Honda has begun testing its Miimo autonomous lawnmower with the Tokyo Metropolitan Park Association as a solution to public park grass maintenance.
Working together with Honda’s E500 portable power source, Miimo can work unsupervised for long periods. All being well, it could help with future environmental improvement operations where a mains power supply isn’t available.
If you’re wondering what Miimo is, it’s probably best described as a Roomba autonomous vacuum cleaner for your lawn. In Honda terms, it’s Mean Mower meets ASIMO. And it makes sense that the creator of the world’s fastest lawnmower, and one of the world’s cleverest robots, would combine the two.
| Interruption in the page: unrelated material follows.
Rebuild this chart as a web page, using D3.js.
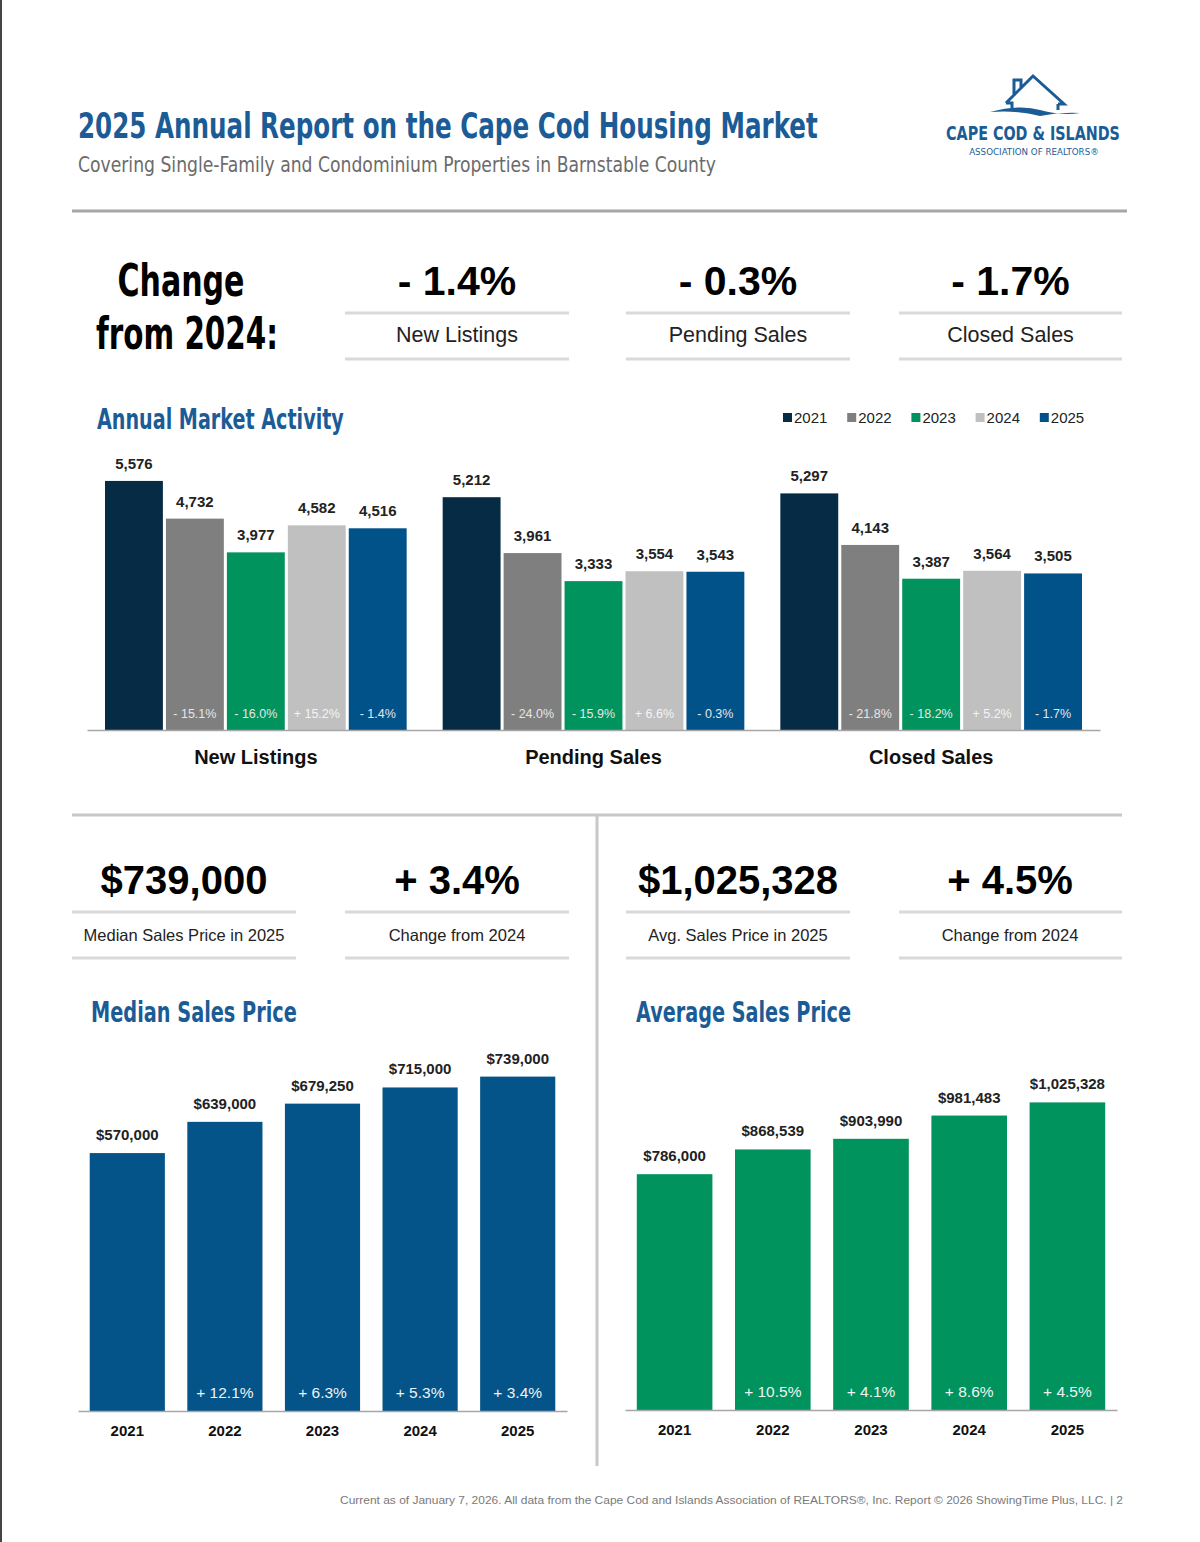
<!DOCTYPE html>
<html>
<head>
<meta charset="utf-8">
<script src="https://cdn.jsdelivr.net/npm/d3@7"></script>
<style>
  body { margin: 0; background: #fff; }
  .narrow { font-family: "Liberation Sans Narrow", "DejaVu Sans Condensed", sans-serif; }
  .sans { font-family: "Liberation Sans", Arial, sans-serif; }
</style>
</head>
<body>
<script>
// chart data
const years = ["2021", "2022", "2023", "2024", "2025"];
const activityCategories = ["New Listings", "Pending Sales", "Closed Sales"];
const newListings = [5576, 4732, 3977, 4582, 4516];
const pendingSales = [5212, 3961, 3333, 3554, 3543];
const closedSales = [5297, 4143, 3387, 3564, 3505];
const newListingsChange = ["", "- 15.1%", "- 16.0%", "+ 15.2%", "- 1.4%"];
const pendingSalesChange = ["", "- 24.0%", "- 15.9%", "+ 6.6%", "- 0.3%"];
const closedSalesChange = ["", "- 21.8%", "- 18.2%", "+ 5.2%", "- 1.7%"];
const headlineChanges = ["- 1.4%", "- 0.3%", "- 1.7%"];

const medianPrice = [570000, 639000, 679250, 715000, 739000];
const medianChange = ["", "+ 12.1%", "+ 6.3%", "+ 5.3%", "+ 3.4%"];
const avgPrice = [786000, 868539, 903990, 981483, 1025328];
const avgChange = ["", "+ 10.5%", "+ 4.1%", "+ 8.6%", "+ 4.5%"];

const yearColors = ["#062b45", "#7f7f7f", "#00935d", "#c0c0c0", "#02528a"];
const BLUE = "#1b5c96";

const width = 1200, height = 1542;
const svg = d3.select("body").append("svg")
    .attr("width", width)
    .attr("height", height);

svg.append("rect").attr("width", width).attr("height", height).attr("fill", "#fff");
svg.append("line").attr("x1", 1).attr("x2", 1).attr("y1", 0).attr("y2", height)
    .attr("stroke", "#444").attr("stroke-width", 2);

// narrow headline text, squeezed horizontally to the width it has in the report
function narrowText(x, y, size, color, len, txt, anchor, weight) {
    const t = svg.append("text").attr("class", "narrow")
        .attr("x", 0).attr("y", 0)
        .attr("text-anchor", anchor || "start")
        .attr("font-size", size).attr("font-weight", weight || "bold").attr("fill", color)
        .text(txt);
    const k = len / t.node().getComputedTextLength();
    t.attr("transform", `translate(${x},${y}) scale(${k},1)`);
    return t;
}

// header
narrowText(78, 138, 36, BLUE, 740, "2025 Annual Report on the Cape Cod Housing Market");
narrowText(78, 172, 22, "#6b6b6b", 638, "Covering Single-Family and Condominium Properties in Barnstable County", "start", "normal");

// logo
const logo = svg.append("g").attr("fill", "none").attr("stroke", BLUE).attr("stroke-width", 3);
logo.append("path")
    .attr("d", "M1006,103 L1033,76 L1064,104 L1058,104 M1006,103 L1012,103 L1012,110 M1014,96 L1014,80 L1021,80 L1021,89 M1058,104 L1058,110");
svg.append("path")
    .attr("d", "M990,112 Q1020,104 1040,110 Q1062,116 1080,113 Q1060,112 1040,116 Q1018,110 990,112 Z")
    .attr("fill", BLUE);
narrowText(1033, 140, 20, BLUE, 174, "CAPE COD & ISLANDS", "middle");
narrowText(1034, 155, 9.5, BLUE, 130, "ASSOCIATION OF REALTORS®", "middle", "normal");

svg.append("line").attr("x1", 72).attr("x2", 1127).attr("y1", 211).attr("y2", 211)
    .attr("stroke", "#a6a6a6").attr("stroke-width", 3);

// change from 2024 row
narrowText(181, 296, 44, "#000", 127, "Change", "middle");
narrowText(187, 349, 44, "#000", 182, "from 2024:", "middle");

function statCard(cx, x1, x2, big, small, bigSize, bigY) {
    svg.append("text").attr("class", "sans")
        .attr("x", cx).attr("y", bigY).attr("text-anchor", "middle")
        .attr("font-size", bigSize).attr("font-weight", "bold").attr("fill", "#000")
        .text(big);
    svg.append("line").attr("x1", x1).attr("x2", x2).attr("y1", bigY + 18).attr("y2", bigY + 18)
        .attr("stroke", "#d9d9d9").attr("stroke-width", 3);
    svg.append("text").attr("class", "sans")
        .attr("x", cx).attr("y", bigY + 47).attr("text-anchor", "middle")
        .attr("font-size", small.size).attr("fill", "#222")
        .text(small.text);
    svg.append("line").attr("x1", x1).attr("x2", x2).attr("y1", bigY + 64).attr("y2", bigY + 64)
        .attr("stroke", "#d9d9d9").attr("stroke-width", 3);
}

const cardX = [[345, 569], [626, 850], [899, 1122]];
activityCategories.forEach((c, i) => {
    const [a, b] = cardX[i];
    statCard((a + b) / 2, a, b, headlineChanges[i], { text: c, size: 21.5 }, 41, 295);
});

// annual market activity
narrowText(97, 429, 28, BLUE, 247, "Annual Market Activity");

const legend = svg.append("g").selectAll("g").data(years).enter().append("g")
    .attr("transform", (d, i) => `translate(${783 + i * 64.2},413)`);
legend.append("rect").attr("width", 9).attr("height", 9).attr("fill", (d, i) => yearColors[i]);
legend.append("text").attr("class", "sans").attr("x", 11).attr("y", 10)
    .attr("font-size", 15).attr("fill", "#222").text(d => d);

const activity = [
    { name: activityCategories[0], values: newListings, changes: newListingsChange },
    { name: activityCategories[1], values: pendingSales, changes: pendingSalesChange },
    { name: activityCategories[2], values: closedSales, changes: closedSalesChange }
];

const x0 = d3.scaleBand().domain(activityCategories).range([87, 1100]);
const x1 = d3.scaleBand().domain(years).range([18, x0.bandwidth() - 18]).paddingInner(0.05);
const yA = d3.scaleLinear().domain([0, 6000]).range([730, 462]);

const groups = svg.append("g").selectAll("g").data(activity).enter().append("g")
    .attr("transform", d => `translate(${x0(d.name)},0)`);

groups.selectAll("rect").data(d => d.values).enter().append("rect")
    .attr("x", (v, i) => x1(years[i]))
    .attr("width", x1.bandwidth())
    .attr("y", v => yA(v))
    .attr("height", v => yA(0) - yA(v))
    .attr("fill", (v, i) => yearColors[i]);

groups.selectAll("text.val").data(d => d.values).enter().append("text")
    .attr("class", "val sans")
    .attr("x", (v, i) => x1(years[i]) + x1.bandwidth() / 2)
    .attr("y", v => yA(v) - 12)
    .attr("text-anchor", "middle")
    .attr("font-size", 15).attr("font-weight", "bold").attr("fill", "#222")
    .text(v => d3.format(",")(v));

groups.selectAll("text.chg").data(d => d.changes).enter().append("text")
    .attr("class", "chg sans")
    .attr("x", (c, i) => x1(years[i]) + x1.bandwidth() / 2)
    .attr("y", 718)
    .attr("text-anchor", "middle")
    .attr("font-size", 12.5).attr("fill", (c, i) => i === 3 ? "#f4f4f4" : "#e6e6e6")
    .text(c => c);

svg.append("g").attr("transform", "translate(0,730)")
    .call(d3.axisBottom(x0).tickSize(0).tickPadding(20))
    .call(g => g.select(".domain").attr("stroke", "#a6a6a6").attr("stroke-width", 1.5))
    .call(g => g.selectAll("text").attr("class", "sans").attr("font-size", 20)
        .attr("font-weight", "bold").attr("fill", "#111"));

// dividers
svg.append("line").attr("x1", 72).attr("x2", 1122).attr("y1", 815).attr("y2", 815)
    .attr("stroke", "#c8c8c8").attr("stroke-width", 3);
svg.append("line").attr("x1", 597).attr("x2", 597).attr("y1", 815).attr("y2", 1466)
    .attr("stroke", "#c8c8c8").attr("stroke-width", 3);

// price cards
statCard(184, 72, 296, "$" + d3.format(",")(medianPrice[4]), { text: "Median Sales Price in 2025", size: 16.5 }, 40, 894);
statCard(457, 345, 569, medianChange[4], { text: "Change from 2024", size: 16.5 }, 40, 894);
statCard(738, 626, 850, "$" + d3.format(",")(avgPrice[4]), { text: "Avg. Sales Price in 2025", size: 16.5 }, 40, 894);
statCard(1010, 899, 1122, avgChange[4], { text: "Change from 2024", size: 16.5 }, 40, 894);

function priceChart(title, titleX, titleLen, values, changes, color, range, base, maxV, topY) {
    narrowText(titleX, 1022, 28, BLUE, titleLen, title);

    const x = d3.scaleBand().domain(years).range(range).paddingInner(0.23).paddingOuter(0.12);
    const y = d3.scaleLinear().domain([0, maxV]).range([base, topY]);

    const g = svg.append("g");
    g.selectAll("rect").data(values).enter().append("rect")
        .attr("x", (v, i) => x(years[i]))
        .attr("width", x.bandwidth())
        .attr("y", v => y(v))
        .attr("height", v => y(0) - y(v))
        .attr("fill", color);

    g.selectAll("text.val").data(values).enter().append("text")
        .attr("class", "val sans")
        .attr("x", (v, i) => x(years[i]) + x.bandwidth() / 2)
        .attr("y", v => y(v) - 13)
        .attr("text-anchor", "middle")
        .attr("font-size", 15).attr("font-weight", "bold").attr("fill", "#222")
        .text(v => "$" + d3.format(",")(v));

    g.selectAll("text.chg").data(changes).enter().append("text")
        .attr("class", "chg sans")
        .attr("x", (c, i) => x(years[i]) + x.bandwidth() / 2)
        .attr("y", base - 13)
        .attr("text-anchor", "middle")
        .attr("font-size", 15.5).attr("fill", "#eef3f3")
        .text(c => c);

    svg.append("g").attr("transform", `translate(0,${base})`)
        .call(d3.axisBottom(x).tickSize(0).tickPadding(14))
        .call(s => s.select(".domain").attr("stroke", "#a6a6a6").attr("stroke-width", 1.5))
        .call(s => s.selectAll("text").attr("class", "sans").attr("font-size", 15)
            .attr("font-weight", "bold").attr("fill", "#111"));
}

priceChart("Median Sales Price", 91, 206, medianPrice, medianChange, "#04548a", [78, 567], 1411, 800000, 1049);
priceChart("Average Sales Price", 636, 215, avgPrice, avgChange, "#00935d", [625, 1117], 1410, 1200000, 1050);

// footer
svg.append("text").attr("class", "sans")
    .attr("x", 1123).attr("y", 1504).attr("text-anchor", "end")
    .attr("font-size", 11.5).attr("fill", "#7a7a7a")
    .attr("textLength", 783).attr("lengthAdjust", "spacingAndGlyphs")
    .text("Current as of January 7, 2026. All data from the Cape Cod and Islands Association of REALTORS®, Inc. Report © 2026 ShowingTime Plus, LLC.  |  2");
</script>
</body>
</html>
Miimo has been on the market since 2017, and has proved very popular. Honda is now putting it to work on an industrial scale.
It can cut your grass, then find its way back to a charging hub when it gets low on power. It even has different cutting presets, so you can choose how it goes about its work.
There are advantages of Miimo beyond the obvious reduction in effort on the lawn owner’s part. The more regular mowing that Miimo can realistically achieve means grass becomes healthier and denser.
It’s one thing to cut your grass while looking on from the comfort of your conservatory. It’s quite another for a mower to be out in the world unsupervised for days and potentially weeks at a time.
If this testing and future tests are successful, Miimo could find itself playing a much bigger role in the upkeep of our surroundings.